There was a bit more accumulation of snow along the ridge, a lot of it still soft, and that made the walking—not particularly difficult or dangerous—but, well, just a little more . . . a little more adventurous.
Even the elves that accompanied us had their “irons” secured tightly to their boots.
(No, no, they don’t iron their boots—and neither do we.)
If the moisture and wind and temperature are all just right, a feathery ice will adhere itself to the bare shiro yashio twigs. You’ve probably got a three- or four-hour window to see this in.
But if you want to see the feathers glisten, you may only have a ten-minute window.
First, it’s dark. You can’t see. Then the light filters in, and you can see. That’s the way it works. Then the sun tips over the upper ridge. The feathery ice glistens. The brown seeds and the red buds of the shiro yashio, side by side, shine with tremendous respect for one another. You feel as if you’ve been invited to a pageant.
And then it melts.
Take a picture now. If you like. Look now. It’ll all be gone when you pass back by on your way down. Yeah, a ten-minute window. And you just happened to come along.

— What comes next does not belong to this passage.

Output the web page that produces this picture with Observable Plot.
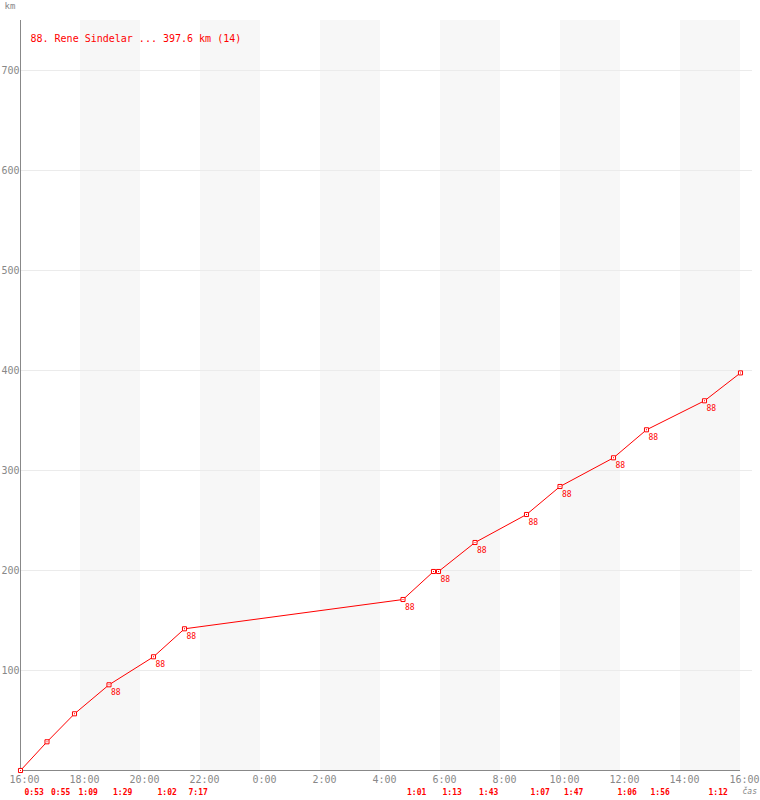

Me and my hearty hiker partner, we looked at each other and sang the chorus from one of the many songs in our ever-expanding repetoire:
We laughed at their lot
And we put up a paradise!
Yes! It’s truly lovely!
So shall we really forgo resolutions for the New Year?
If we do, it should only be because they’ve become obsolete—because we’ve already resolved to make new resolutions with every day that breaks.
The sun is but a morning star. . . . HDT
Waaaaah! And then you’re at the top. You left the inn at 8:45 AM. You stopped to take two hundred and thirty-one pictures. (You’ll like maybe ten or fifteen.) And you needed the time to take off one of your gloves for each photo opportunity. You banged your boots up against tree trunks, clearing the snow, thirteen times. You took off your boots and dumped out snow twice. You slipped and fell on your bum once. You stopped and said, “Man, that’s blue. I mean, that is the bluest blue ever,” six times. You stopped, wanting to say it all even one more time, but you knew you no longer had to, so you just stood there, leaning on your hiking poles and grinning like a fool . . . who-knows-how-many times. Once you stopped and stared at those yashio seeds and buds, thinking about the seeds in the pots you have back home, wondering if they’ll really sprout when the spring comes. You imagined the slivers of green slipping out from their soft brown cases–and for a moment, you “drifted away.”
And then a few times you and your hearty hiking partner stopped and talked a bit about “real” things–homes, family, budgets. It was four, maybe five degrees below the freezing point (celsius), but you never bothered to dig out either of the jackets you have in your backpack. You didn’t need to.
Yes, yes, you dropped a glove, took a couple of steps forward, went back for it. . . let’s say, seven times. No fears, you never lost it!
And now it’s 12:15 PM and you’re at the top! Take out your gore-tex jacket, spread it across the snow, sit down, enjoy a rice ball and a hot cup of ginger tea.
Bask in the sun.
Maybe tip your hat to Mr. Fuji.
(But you can’t pull the wool over his eyes, so don’t even think about it.)
And then down you go. Probably you’ll find the snow takes it easier on your knees than the solid ground does. Enjoy sliding around a bit. Pretend you’re a child.
Actually there’s no need to pretend.
Happy New Year!
* * *
I think this may be my hearty hiking partner’s typical image of me.